◆ **EXERCISE MATERIALS**:
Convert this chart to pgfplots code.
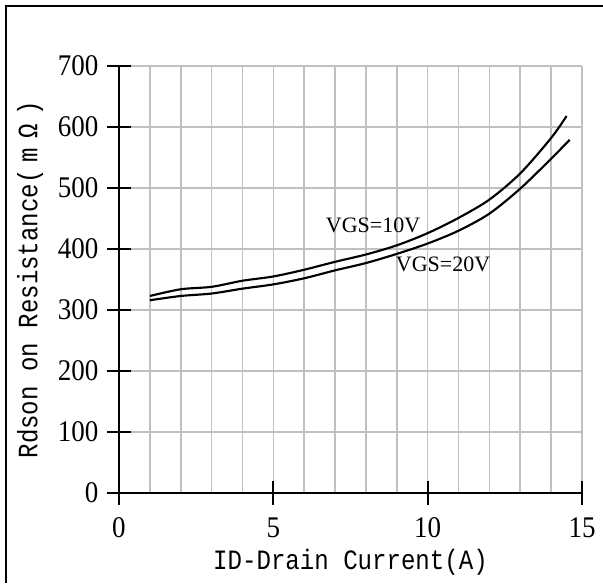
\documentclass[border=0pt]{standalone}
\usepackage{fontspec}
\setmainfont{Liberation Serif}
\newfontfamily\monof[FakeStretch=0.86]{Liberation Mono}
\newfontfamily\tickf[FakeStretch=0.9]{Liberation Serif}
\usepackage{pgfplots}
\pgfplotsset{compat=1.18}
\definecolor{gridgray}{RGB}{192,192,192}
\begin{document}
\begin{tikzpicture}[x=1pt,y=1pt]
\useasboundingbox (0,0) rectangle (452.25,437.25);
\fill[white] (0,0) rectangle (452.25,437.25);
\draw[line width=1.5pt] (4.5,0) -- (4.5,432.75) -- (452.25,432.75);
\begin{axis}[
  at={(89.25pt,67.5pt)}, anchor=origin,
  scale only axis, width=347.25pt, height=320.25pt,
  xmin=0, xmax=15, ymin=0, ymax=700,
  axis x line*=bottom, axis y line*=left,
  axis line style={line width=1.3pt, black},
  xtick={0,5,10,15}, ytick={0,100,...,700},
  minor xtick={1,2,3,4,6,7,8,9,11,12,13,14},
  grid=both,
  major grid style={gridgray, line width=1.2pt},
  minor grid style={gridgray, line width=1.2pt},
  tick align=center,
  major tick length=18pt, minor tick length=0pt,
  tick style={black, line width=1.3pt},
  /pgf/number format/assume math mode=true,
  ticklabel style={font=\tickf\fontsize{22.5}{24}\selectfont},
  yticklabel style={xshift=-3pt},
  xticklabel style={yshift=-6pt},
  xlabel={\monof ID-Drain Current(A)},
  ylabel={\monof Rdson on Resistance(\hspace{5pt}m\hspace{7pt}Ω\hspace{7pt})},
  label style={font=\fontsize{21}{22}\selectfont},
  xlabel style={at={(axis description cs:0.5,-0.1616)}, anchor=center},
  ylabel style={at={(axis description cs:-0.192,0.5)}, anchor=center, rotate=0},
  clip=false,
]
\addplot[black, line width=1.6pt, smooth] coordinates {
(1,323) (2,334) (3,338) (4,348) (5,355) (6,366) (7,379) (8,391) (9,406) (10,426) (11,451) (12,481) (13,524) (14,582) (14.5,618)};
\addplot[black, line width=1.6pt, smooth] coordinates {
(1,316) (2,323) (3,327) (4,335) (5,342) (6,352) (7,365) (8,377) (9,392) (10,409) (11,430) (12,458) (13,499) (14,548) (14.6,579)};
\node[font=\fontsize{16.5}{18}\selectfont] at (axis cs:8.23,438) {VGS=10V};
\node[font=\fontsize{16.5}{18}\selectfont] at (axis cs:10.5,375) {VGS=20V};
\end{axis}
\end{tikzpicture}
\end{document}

---

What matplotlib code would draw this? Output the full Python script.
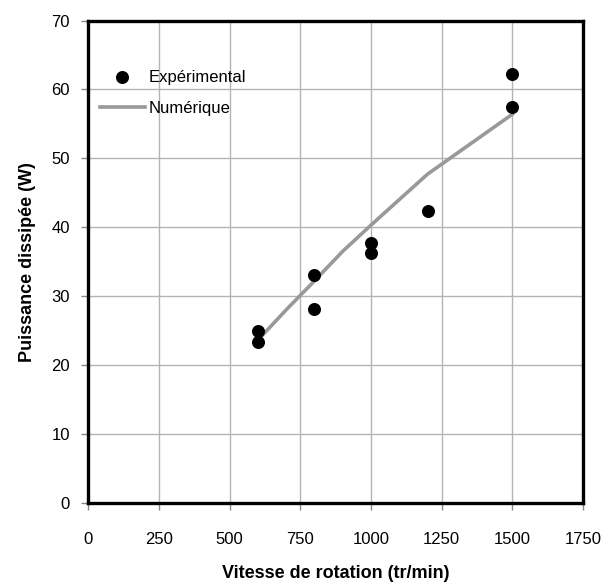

◆ **WHAT IS REQUIRED**:
How many lines in the records above hold the word "draw"? Give only the number.

◆ **TASK RESULT**:
2